UBC student sitting outside using phone
August 31, 2020
3 mins read

A chronic procrastinator's guide to self-motivation

Starting university can feel like jumping into the ocean without a life jacket. Even if you’re a great student, it’s still overwhelming to suddenly be in charge.

While high school teachers might remind their students of upcoming deadlines basically every day, UBC profs expect their students to take the lead. For a first year, this can create the perfect conditions for a serious procrastination problem.

When I started out here, I thought it was totally possible to study effectively while watching Netflix. I pulled at least 3 all nighters in my first semester because I didn’t bother to figure out how much work a given assignment was actually going to take. I would open up readings an hour before class, only to discover that the “chapter” was 175 pages long. In short, I was a mess.

Self-motivation is one of the most important lessons I’ve learned at university, so here are some tips for those of you who are in transition—or are wondering how exactly you'll stay motivated during this (online) term:

Plan ahead

Keep a wall calendar or planner and write down exactly when you want to start working on all of your major assignments, not just their deadlines. Do this at the beginning of the semester, as soon as you have your syllabi.

If there’s a type of assignment you get a lot, like a term paper or lab report, keep to-do lists of all the steps involved in completing that type of assignment. For example, a to-do list for a term paper might include items like “find secondary sources,” “complete outline,” and “write thesis statement.” Break an assignment down into small steps so that the amount of work seems more doable. Chapman Learning Commons has an Assignment Calculator that will do this for you!

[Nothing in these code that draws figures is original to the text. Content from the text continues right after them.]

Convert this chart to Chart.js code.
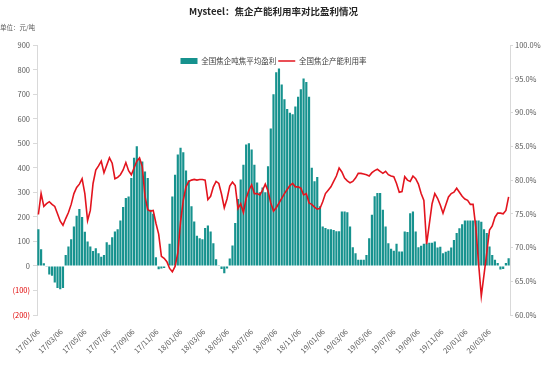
<!DOCTYPE html>
<html><head><meta charset="utf-8">
<script src="https://cdn.jsdelivr.net/npm/chart.js@4.4.1/dist/chart.umd.min.js"></script>
<style>html,body{margin:0;padding:0;background:#fff}#wrap{width:550px;height:370px}</style>
</head><body><div id="wrap"><canvas id="c" width="550" height="370"></canvas></div>
<script>
const chartTitle = 'Mysteel：焦企产能利用率对比盈利情况';
const unitText = '单位：元/吨';
const seriesNames = ['全国焦企吨焦平均盈利', '全国焦企产能利用率'];
const startDate = '2017-01-06';
const tickLabels = ['17/01/06','17/03/06','17/05/06','17/07/06','17/09/06','17/11/06','18/01/06','18/03/06','18/05/06','18/07/06','18/09/06','18/11/06','19/01/06','19/03/06','19/05/06','19/07/06','19/09/06','19/11/06','20/01/06','20/03/06'];

// weekly average profit per tonne of coke (yuan/t)
const profit = [
150,68,11,-3,-35,-40,-68,-90,-95,-90,
45,79,109,161,205,232,200,139,100,79,
61,72,52,38,45,97,86,117,140,150,
185,240,277,283,359,441,488,433,426,385,
359,229,213,35,-13,-10,-8,0,90,283,
372,454,482,464,389,349,243,181,123,113,
109,155,165,140,93,27,3,-12,-30,-10,
30,83,175,273,352,413,495,500,475,413,
340,300,320,300,406,560,700,790,805,740,
680,640,625,618,650,690,720,764,750,690,
400,345,363,243,161,155,150,150,147,141,
141,222,222,219,161,76,52,25,25,25,
45,113,209,284,297,297,229,161,93,70,
62,90,59,59,140,138,215,222,140,76,
82,90,92,95,95,100,75,78,52,58,
62,75,106,134,154,170,185,185,185,185,
185,185,180,150,134,79,45,25,12,-14,
-12,12,31
];

// weekly coke capacity utilization (%)
const utilization = [
74.9,78.0,76.1,76.5,76.8,76.4,76.1,75.0,73.9,73.3,
74.3,75.2,76.4,78.0,78.9,79.4,80.2,78.0,74.0,75.5,
79.5,81.5,82.1,82.8,81.1,82.2,83.3,82.5,80.2,80.4,
80.8,81.5,82.6,81.4,80.8,81.8,82.8,83.3,82.0,77.6,
75.6,75.4,75.5,73.6,72.0,68.7,68.4,67.9,66.9,66.4,
67.2,69.2,73.8,77.0,79.0,79.8,80.0,80.1,80.0,80.1,
80.1,80.0,77.1,77.6,79.0,79.8,79.5,77.9,75.9,77.2,
79.1,79.7,79.2,75.8,76.5,75.2,77.3,78.5,79.3,78.0,
78.0,77.8,78.5,79.4,78.4,76.6,75.4,75.9,76.6,77.3,
78.0,78.6,79.2,79.5,79.0,79.0,78.8,77.8,78.0,76.6,
76.4,76.0,75.7,75.8,76.8,78.0,78.5,79.0,79.8,80.6,
81.8,81.2,80.3,79.9,79.6,79.8,80.3,81.0,81.0,80.9,
80.8,80.6,81.1,81.4,81.6,81.3,81.0,81.3,80.8,80.6,
80.5,79.5,78.2,78.3,80.5,80.0,79.8,80.6,80.2,79.4,
78.0,77.0,70.5,73.5,76.5,78.0,77.3,76.3,75.1,76.3,
77.5,78.0,78.2,78.8,78.2,77.6,77.2,77.0,76.4,76.4,
73.0,67.7,62.8,66.0,69.2,72.6,73.2,74.5,75.1,75.1,
75.0,75.5,77.5
];

const TEAL = '#16928E';
const RED = '#E3141E';
const GREY = '#595959';
const AXIS = '#D9D9D9';
const DAY = 86400000;
const t0 = Date.parse(startDate + 'T00:00:00Z');
// weekly category dates (yy/mm/dd)
const categories = profit.map((_, i) => new Date(t0 + i * 7 * DAY).toISOString().slice(2, 10).replace(/-/g, '/'));
function dayOf(label) {
  const p = label.split('/').map(Number);
  return (Date.UTC(2000 + p[0], p[1] - 1, p[2]) - t0) / DAY;
}
const xs = categories.map(dayOf);
const tickDays = tickLabels.map(dayOf);

Chart.defaults.font.family = '"Noto Sans CJK SC", "Noto Sans", sans-serif';

// place the (horizontal) legend inside the top of the plot area, like the reference
const legendInPlot = {
  id: 'legendInPlot',
  afterLayout(chart) {
    const lg = chart.legend;
    if (!lg) return;
    lg.top = chart.chartArea.top + 10;
    lg.height = 20;
    lg.bottom = lg.top + 20;
  }
};

new Chart(document.getElementById('c'), {
  type: 'bar',
  plugins: [legendInPlot],
  data: {
    datasets: [
      {
        type: 'bar', label: seriesNames[0], yAxisID: 'y', order: 2,
        data: xs.map((x, i) => ({ x: x, y: profit[i] })),
        backgroundColor: TEAL, borderWidth: 0,
        categoryPercentage: 1, barPercentage: 0.8
      },
      {
        type: 'line', label: seriesNames[1], yAxisID: 'y1', order: 1,
        data: xs.map((x, i) => ({ x: x, y: utilization[i] })),
        borderColor: RED, backgroundColor: RED, borderWidth: 1.6,
        pointRadius: 0, tension: 0, fill: false
      }
    ]
  },
  options: {
    responsive: false, animation: false,
    plugins: {
      tooltip: { enabled: false },
      title: {
        display: true, text: chartTitle, color: '#262626', fullSize: false,
        font: { size: 9.5, weight: 'bold' }, padding: { top: 6, bottom: 2 }
      },
      subtitle: {
        display: true, text: unitText, align: 'start', color: GREY,
        font: { size: 6.5 }, padding: { top: 4, bottom: 13 }
      },
      legend: {
        position: 'top', align: 'center', fullSize: false, maxHeight: 1,
        labels: {
          usePointStyle: true, pointStyleWidth: 17, boxHeight: 6, padding: 2,
          color: '#404040', font: { size: 7.5 },
          generateLabels: function (chart) {
            const items = Chart.defaults.plugins.legend.labels.generateLabels(chart);
            items.sort((a, b) => a.datasetIndex - b.datasetIndex);
            items.forEach(it => {
              const ds = chart.data.datasets[it.datasetIndex];
              if (ds.type === 'line') { it.pointStyle = 'line'; it.lineWidth = 1.6; it.strokeStyle = RED; }
              else { it.pointStyle = 'rect'; it.lineWidth = 0; it.fillStyle = TEAL; }
            });
            return items;
          }
        }
      }
    },
    scales: {
      x: {
        type: 'linear', offset: false,
        min: xs[0] - 3.5, max: xs[xs.length - 1] + 3.5,
        afterBuildTicks: s => { s.ticks = tickDays.map(v => ({ value: v })); },
        afterFit: s => { s.height = 55; },
        grid: { display: false, offset: false },
        border: { display: false },
        ticks: {
          autoSkip: false, minRotation: 45, maxRotation: 45, padding: 4,
          color: GREY, font: { size: 7.5 },
          callback: (v, i) => tickLabels[i]
        }
      },
      y: {
        position: 'left', min: -200, max: 900,
        afterFit: s => { s.width = 37; },
        grid: { drawOnChartArea: false, drawTicks: true, tickLength: 4, color: AXIS },
        border: { display: true, color: AXIS },
        ticks: {
          stepSize: 100, padding: 3, font: { size: 7.5 },
          color: c => (c.tick && c.tick.value < 0) ? '#E00000' : GREY,
          callback: v => v < 0 ? '(' + Math.abs(v) + ')' : String(v)
        }
      },
      y1: {
        position: 'right', min: 60, max: 100,
        afterFit: s => { s.width = 40; },
        grid: { drawOnChartArea: false, drawTicks: true, tickLength: 3, color: AXIS },
        border: { display: true, color: AXIS },
        ticks: {
          stepSize: 5, padding: 2, color: GREY, font: { size: 7.5 },
          callback: v => Number(v).toFixed(1) + '%'
        }
      }
    }
  }
});
</script>
</body></html>
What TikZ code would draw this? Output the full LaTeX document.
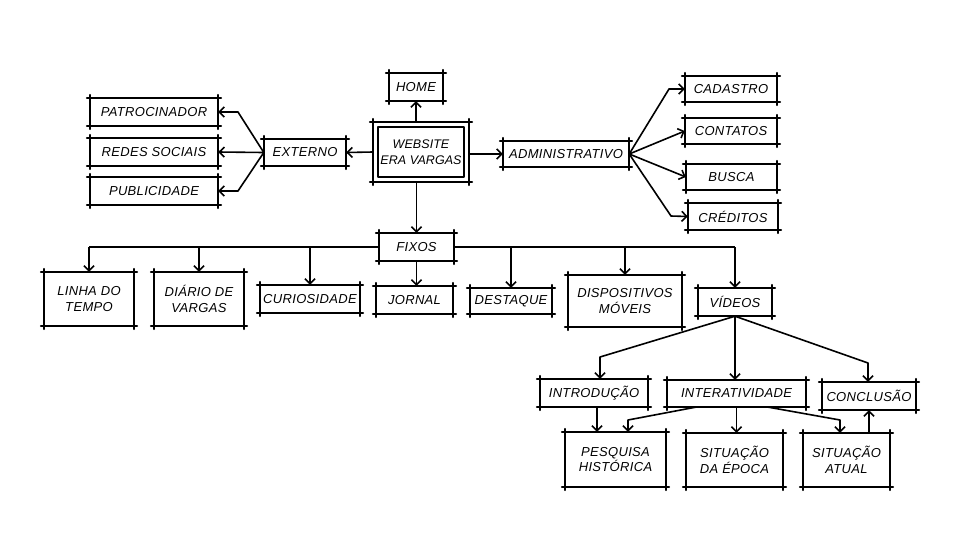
\documentclass[tikz,border=0pt]{standalone}
\usepackage{fontspec}
\setmainfont{Liberation Sans}
\newfontfamily\lettering[LetterSpace=2.5]{Liberation Sans}
\newfontfamily\letteringtight[LetterSpace=0.5]{Liberation Sans}
\usetikzlibrary{arrows.meta,calc}
\tikzset{
  box/.style={inner sep=0pt, font=\lettering\itshape\fontsize{13}{15.5}\selectfont, align=center},
  edge/.style={line width=1.8pt, line cap=round},
  ln/.style={line width=1.6pt, line join=round},
  conn/.style={ln, -{Straight Barb[length=5pt,width=10pt,line width=1.6pt]}},
}
\newcommand\skbox[1]{%
  \draw[edge] ([xshift=-3pt]#1.north west) -- ([xshift=3pt]#1.north east);
  \draw[edge] ([xshift=-3pt]#1.south west) -- ([xshift=3pt]#1.south east);
  \draw[edge] ([yshift=3pt]#1.north west) -- ([yshift=-3pt]#1.south west);
  \draw[edge] ([yshift=3pt]#1.north east) -- ([yshift=-3pt]#1.south east);
}
\begin{document}
\begin{tikzpicture}[x=1pt,y=-1pt]
\useasboundingbox[fill=white] (0,0) rectangle (976,555);
% nodes
\node[box, minimum width=54pt, minimum height=28pt] (home) at (416,87) {HOME};
\node[box, minimum width=96pt, minimum height=60pt, font=\letteringtight\itshape\fontsize{12.5}{15.5}\selectfont] (web) at (421,152) {WEBSITE\\ERA VARGAS};
\node[box, minimum width=82pt, minimum height=27pt] (ext) at (305,152.5) {EXTERNO};
\node[box, minimum width=128pt, minimum height=28pt] (pat) at (154,112) {PATROCINADOR};
\node[box, minimum width=128pt, minimum height=28pt] (red) at (154,152) {REDES SOCIAIS};
\node[box, minimum width=128pt, minimum height=28pt] (pub) at (154,191) {PUBLICIDADE};
\node[box, minimum width=126pt, minimum height=26pt] (adm) at (566,154) {ADMINISTRATIVO};
\node[box, minimum width=92pt, minimum height=26pt] (cad) at (731,89) {CADASTRO};
\node[box, minimum width=92pt, minimum height=26pt] (con) at (731,131) {CONTATOS};
\node[box, minimum width=91pt, minimum height=26pt] (bus) at (731.5,177) {BUSCA};
\node[box, minimum width=90pt, minimum height=27pt] (cre) at (733,216.5) {CRÉDITOS};
\node[box, minimum width=75pt, minimum height=28pt] (fix) at (416.5,247) {FIXOS};
\node[box, minimum width=90pt, minimum height=54pt] (lin) at (89,299) {LINHA DO\\TEMPO};
\node[box, minimum width=90pt, minimum height=54pt] (dia) at (199,299) {DIÁRIO DE\\VARGAS};
\node[box, minimum width=100pt, minimum height=28pt] (cur) at (310,299) {CURIOSIDADE};
\node[box, minimum width=77pt, minimum height=28pt] (jor) at (414.5,300) {JORNAL};
\node[box, minimum width=82pt, minimum height=26pt] (des) at (511,301) {DESTAQUE};
\node[box, minimum width=114pt, minimum height=52pt] (dis) at (625,301) {DISPOSITIVOS\\MÓVEIS};
\node[box, minimum width=74pt, minimum height=28pt] (vid) at (735,302) {VÍDEOS};
\node[box, minimum width=108pt, minimum height=28pt] (intro) at (594,393) {INTRODUÇÃO};
\node[box, minimum width=139pt, minimum height=27pt] (int) at (736.5,393.5) {INTERATIVIDADE};
\node[box, minimum width=94pt, minimum height=28pt] (conc) at (869,396) {CONCLUSÃO};
\node[box, minimum width=101pt, minimum height=55pt] (pes) at (615.5,459.5) {PESQUISA\\HISTÓRICA};
\node[box, minimum width=97pt, minimum height=54pt] (sde) at (734.5,460) {SITUAÇÃO\\DA ÉPOCA};
\node[box, minimum width=87pt, minimum height=54pt] (sat) at (846.5,460) {SITUAÇÃO\\ATUAL};
% sketchy box outlines
\foreach \n in {home,web,ext,pat,red,pub,adm,cad,con,bus,cre,fix,lin,dia,cur,jor,des,dis,vid,intro,int,conc,pes,sde,sat} {\skbox{\n}}
\draw[ln] ([shift={(5pt,-5pt)}]web.north west) rectangle ([shift={(-5pt,5pt)}]web.south east);
% coordinates for bends
\coordinate (e1) at (238,112);
\coordinate (e2) at (238,191);
\coordinate (a1) at (669,89);
\coordinate (a2) at (671,216);
\coordinate (v1) at (600,357);
\coordinate (v3) at (868,363);
\coordinate (i0) at ($(intro.south)+(3,0)$);
\coordinate (i1s) at ($(int.south)+(-41,0)$);
\coordinate (i1) at (628,420);
\coordinate (i3s) at ($(int.south)+(32,0)$);
\coordinate (i3) at (840,420);
% connectors from website
\draw[conn] (home.south |- web.north) -- (home.south);
\draw[conn] (web.west) -- (ext.east);
\draw[conn] (web.east |- adm.west) -- (adm.west);
\draw[conn] (fix.north |- web.south) -- (fix.north);
% externo
\draw[conn] (ext.west) -- (e1) -- (pat.east);
\draw[conn] (ext.west) -- (red.east);
\draw[conn] (ext.west) -- (e2) -- (pub.east);
% administrativo
\draw[conn] (adm.east) -- (a1) -- (cad.west);
\draw[conn] (adm.east) -- (con.west);
\draw[conn] (adm.east) -- (bus.west);
\draw[conn] (adm.east) -- (a2) -- (cre.west);
% fixos bus
\draw[ln] (fix.west) -- (lin.north |- fix.west);
\draw[ln] (fix.east) -- (vid.north |- fix.east);
\draw[conn] (lin.north |- fix.west) -- (lin.north);
\draw[conn] (dia.north |- fix.west) -- (dia.north);
\draw[conn] (cur.north |- fix.west) -- (cur.north);
\draw[conn] (fix.south) -- (fix.south |- jor.north);
\draw[conn] (des.north |- fix.east) -- (des.north);
\draw[conn] (dis.north |- fix.east) -- (dis.north);
\draw[conn] (vid.north |- fix.east) -- (vid.north);
% videos
\draw[conn] (vid.south) -- (v1) -- (v1 |- intro.north);
\draw[conn] (vid.south) -- (vid.south |- int.north);
\draw[conn] (vid.south) -- (v3) -- (v3 |- conc.north);
% second level
\draw[conn] (i0) -- (i0 |- pes.north);
\draw[conn] (i1s) -- (i1) -- (i1 |- pes.north);
\draw[conn] (int.south) -- (int.south |- sde.north);
\draw[conn] (i3s) -- (i3) -- (i3 |- sat.north);
\draw[conn] (conc.south |- sat.north) -- (conc.south);
\end{tikzpicture}
\end{document}
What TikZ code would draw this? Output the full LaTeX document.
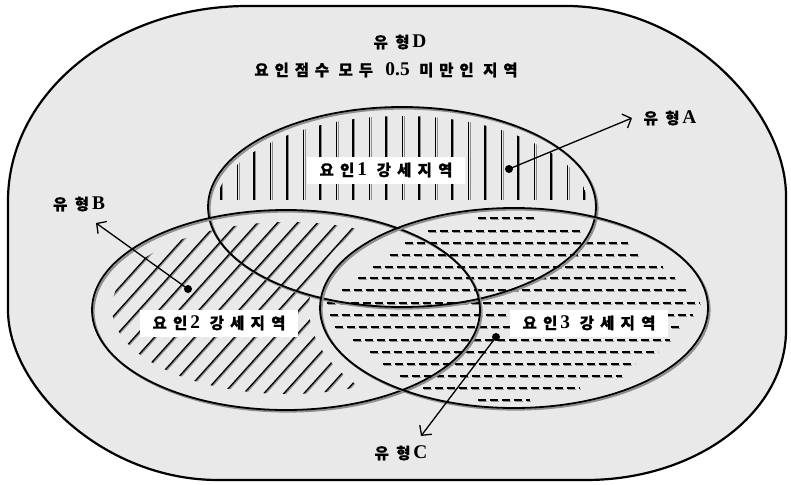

I like to use a bullet journal to stay organized. I’m told this system is intimidating, and I know it’s not for everyone, but keep in mind that it doesn’t have to be super fancy (unless you want it to be). It’s really just a planner that you can adjust for your week-by-week needs. My bullet journal pages during my UBC days ranged from minor works of art (usually at the beginning of the term) to barely legible scribbles (finals season).

Emily's UBC bullet journals

Stay on track

As painful as it may be, turn your phone off while you’re studying. It’s amazing how much you can get done when you don’t have a rectangle of infinite knowledge buzzing away on your desk.

If you’re using a computer to study, StayFocusd is a chrome extension that limits the total amount of time you can spend on time-wasting sites (which you pick yourself—as an undergrad, I had Facebook, Youtube, and Reddit blocked after 45 minutes!).

It’s also easier to concentrate if you schedule in breaks. Since I was an Arts student, I usually spaced these out by number of pages read or words written, but you could also just take a break every half hour. EyeCare reminds you to look away from your screen, move around, and/or have a snack at regular intervals.

Be realistic

You are not the same kind of learner as me, or your best friend, or your classmates on the other side of the screen. 

If you find that writing your notes by hand helps you remember things better, don’t feel pressured to type them out during lecture. If you feel silly starting a term paper weeks in advance, don’t worry about it—some people can write 10 pages in an evening, others only a page a day. Study with a friend if it helps you stay accountable; on the other hand, don't accept group study invites if you find them more distracting than productive. And if you need more time to read or write or make notes, give yourself that time.

University is sort of a starter pack for real life. Use your time here to figure out what kind of work style is best suited to your needs and stick with it. You know yourself better than anyone else and you are fully equipped to handle these choppy waters.